Smithtown officials, like those from other districts, said students will be tested if there is a "reasonable suspicion" they have been drinking. Smithtown's two high schools will hold separate proms, on Saturday and on June 20.

Long Island students face suspensions for drinking, and seniors are barred from graduation ceremonies, officials say. Some districts call police when a student is found with alcohol on his or her breath.

Breath tests are "another deterrent that we can use" to discourage students from drinking, Smithtown school board president Gladys Waldron said.

"Some kids make stupid mistakes," she said. "Maybe you can deter some kids from even going to the prom."

School officials say the tests appear to be effective.

"Every year, before we started to use the Breathalyzer, we had kids using alcohol before the prom," said Carol Burriss, principal of South Side High School in the Rockville Centre district, among the first on Long Island to start testing students when it purchased a breath tester more than a dozen years ago. Burriss said students also drank in rented limousines.

The breath test, she said, "has made a tremendous difference."

Schools that have alcohol detectors say they rarely use them. Burriss said she could remember using it only once: the day after a prom, when a student showed up apparently drunk for graduation practice.

Daniel Holtzman, principal at Shoreham-Wading River High School, said his district authorized use of a breath test three years ago to curtail the use of alcohol at school functions and to prevent students from coming to school events under the influence, and has rarely had to use it.

Students, Burriss said, are "good people. . . . They don't want to miss graduation. Nor do they want to embarrass their families."

Just knowing the principal may test their breath is enough to keep students from drinking, school officials say.

"They now know that we're serious," said Rockville Centre Superintendent William Johnson. "They know that if anyone suspects that they used alcohol before the prom, we will test them."

A spokesman for Advanced Safety Devices, the Chatsworth, Calif., company that sells the Breathalyzer brand tester, said school districts were rare customers a decade ago. But sales to schools nationally have increased steadily in recent years, he said.
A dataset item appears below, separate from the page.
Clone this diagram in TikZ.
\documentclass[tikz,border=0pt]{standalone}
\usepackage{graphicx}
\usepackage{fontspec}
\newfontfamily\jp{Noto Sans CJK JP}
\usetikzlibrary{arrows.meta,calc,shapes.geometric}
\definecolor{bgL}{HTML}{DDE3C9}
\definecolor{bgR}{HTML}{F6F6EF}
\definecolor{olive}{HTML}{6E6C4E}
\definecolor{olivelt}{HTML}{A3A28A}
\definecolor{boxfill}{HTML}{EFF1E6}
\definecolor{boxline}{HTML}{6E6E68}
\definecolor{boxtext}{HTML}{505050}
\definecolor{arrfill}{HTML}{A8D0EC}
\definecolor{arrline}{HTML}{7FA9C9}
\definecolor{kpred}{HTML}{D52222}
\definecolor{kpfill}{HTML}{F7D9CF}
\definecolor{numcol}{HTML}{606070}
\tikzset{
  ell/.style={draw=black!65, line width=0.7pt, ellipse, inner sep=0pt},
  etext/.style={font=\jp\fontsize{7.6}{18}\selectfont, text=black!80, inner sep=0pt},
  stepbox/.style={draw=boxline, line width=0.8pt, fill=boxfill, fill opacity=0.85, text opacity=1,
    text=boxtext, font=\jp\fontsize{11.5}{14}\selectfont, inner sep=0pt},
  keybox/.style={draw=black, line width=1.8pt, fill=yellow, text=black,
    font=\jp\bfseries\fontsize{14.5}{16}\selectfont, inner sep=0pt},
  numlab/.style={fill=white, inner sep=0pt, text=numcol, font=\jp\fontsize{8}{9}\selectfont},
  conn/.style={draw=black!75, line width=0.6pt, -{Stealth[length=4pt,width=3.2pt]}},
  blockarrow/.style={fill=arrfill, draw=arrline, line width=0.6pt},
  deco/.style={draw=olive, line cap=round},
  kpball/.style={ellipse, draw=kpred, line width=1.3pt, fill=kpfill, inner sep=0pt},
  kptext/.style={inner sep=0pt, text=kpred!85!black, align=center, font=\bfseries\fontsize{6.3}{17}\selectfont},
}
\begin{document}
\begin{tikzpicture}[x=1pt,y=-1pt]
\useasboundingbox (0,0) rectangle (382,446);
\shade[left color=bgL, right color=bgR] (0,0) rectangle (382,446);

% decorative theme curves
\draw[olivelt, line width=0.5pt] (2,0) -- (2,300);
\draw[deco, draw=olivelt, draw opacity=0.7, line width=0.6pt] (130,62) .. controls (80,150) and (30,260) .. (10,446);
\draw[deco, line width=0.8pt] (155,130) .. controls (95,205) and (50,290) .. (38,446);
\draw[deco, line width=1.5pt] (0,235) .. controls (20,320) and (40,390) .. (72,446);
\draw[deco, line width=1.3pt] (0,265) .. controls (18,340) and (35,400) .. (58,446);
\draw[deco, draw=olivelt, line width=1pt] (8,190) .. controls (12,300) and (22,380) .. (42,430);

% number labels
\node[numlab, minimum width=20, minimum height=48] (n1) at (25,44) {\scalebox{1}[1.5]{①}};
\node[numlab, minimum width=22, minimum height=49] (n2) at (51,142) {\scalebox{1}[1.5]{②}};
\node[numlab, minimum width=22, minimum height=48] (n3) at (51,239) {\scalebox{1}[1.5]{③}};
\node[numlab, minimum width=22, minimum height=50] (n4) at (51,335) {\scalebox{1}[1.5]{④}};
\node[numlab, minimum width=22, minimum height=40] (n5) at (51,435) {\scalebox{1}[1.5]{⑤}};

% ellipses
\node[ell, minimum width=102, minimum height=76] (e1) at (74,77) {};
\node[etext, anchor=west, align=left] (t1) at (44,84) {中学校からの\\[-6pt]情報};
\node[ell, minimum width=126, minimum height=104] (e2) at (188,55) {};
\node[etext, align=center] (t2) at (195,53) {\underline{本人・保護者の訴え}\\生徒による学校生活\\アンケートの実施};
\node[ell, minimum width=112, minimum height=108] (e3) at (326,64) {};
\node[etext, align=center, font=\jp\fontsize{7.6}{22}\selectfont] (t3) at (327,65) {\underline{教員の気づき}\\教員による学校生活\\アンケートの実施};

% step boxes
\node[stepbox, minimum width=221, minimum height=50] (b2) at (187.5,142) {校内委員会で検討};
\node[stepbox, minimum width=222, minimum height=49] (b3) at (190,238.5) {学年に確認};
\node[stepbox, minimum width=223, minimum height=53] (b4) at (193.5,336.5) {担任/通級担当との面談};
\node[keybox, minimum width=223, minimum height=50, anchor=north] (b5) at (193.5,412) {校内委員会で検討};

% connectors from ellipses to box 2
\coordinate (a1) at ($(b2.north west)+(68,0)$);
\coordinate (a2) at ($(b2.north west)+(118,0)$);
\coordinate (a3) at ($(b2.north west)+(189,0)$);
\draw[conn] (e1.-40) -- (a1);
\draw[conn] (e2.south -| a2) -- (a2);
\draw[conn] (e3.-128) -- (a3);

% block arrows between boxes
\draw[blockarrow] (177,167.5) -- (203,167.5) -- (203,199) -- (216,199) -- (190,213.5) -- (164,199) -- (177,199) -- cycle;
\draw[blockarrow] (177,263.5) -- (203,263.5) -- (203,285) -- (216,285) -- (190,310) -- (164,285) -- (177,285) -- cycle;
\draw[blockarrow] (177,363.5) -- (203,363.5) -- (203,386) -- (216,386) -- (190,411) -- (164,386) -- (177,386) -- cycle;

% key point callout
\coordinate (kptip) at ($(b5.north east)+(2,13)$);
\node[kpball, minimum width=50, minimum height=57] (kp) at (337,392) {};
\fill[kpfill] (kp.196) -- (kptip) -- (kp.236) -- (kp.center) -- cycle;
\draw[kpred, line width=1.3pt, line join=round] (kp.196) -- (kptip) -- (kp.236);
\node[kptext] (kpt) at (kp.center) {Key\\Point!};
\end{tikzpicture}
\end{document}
In two days of training last week at Smithtown district offices, Spadaro and two other officers taught seven administrators how to use alcohol sensors made by Intoximeters Inc., of St. Louis. They also learned the signs of alcohol and drug use -- such as slurred speech and dilated or constricted eye pupils -- and how to conduct field sobriety tests.

Officer Robert Capozzi told the administrators their aim should be to steer students away from drinking -- before it leads to tragedy.

"We're not looking to hammer these kids," he said. "We're looking to get them help."

Critics, however, say field sobriety tests are based on dubious science. Garden City defense attorney Bruce A. Barket said it's "ridiculous" for schools to test students for alcohol.

"The standard field sobriety test tests agility, not intoxication," Barket said. "You have some teacher who's a math teacher getting trained in a field sobriety test?"

The growth of alcohol testing by local districts was applauded by Denna Cohen, of Coram, a spokeswoman for the Long Island chapter of Mothers Against Drunk Driving. She said all schools should test students for alcohol consumption, both at social events and at school.

"They're not waiting till they're 21 before they drink," said Cohen, whose daughter Jodi Cohen, 21, was killed by a drunken driver on June 1, 1989. "They need to drink responsibly. Until they can do that, the schools have to do it for them."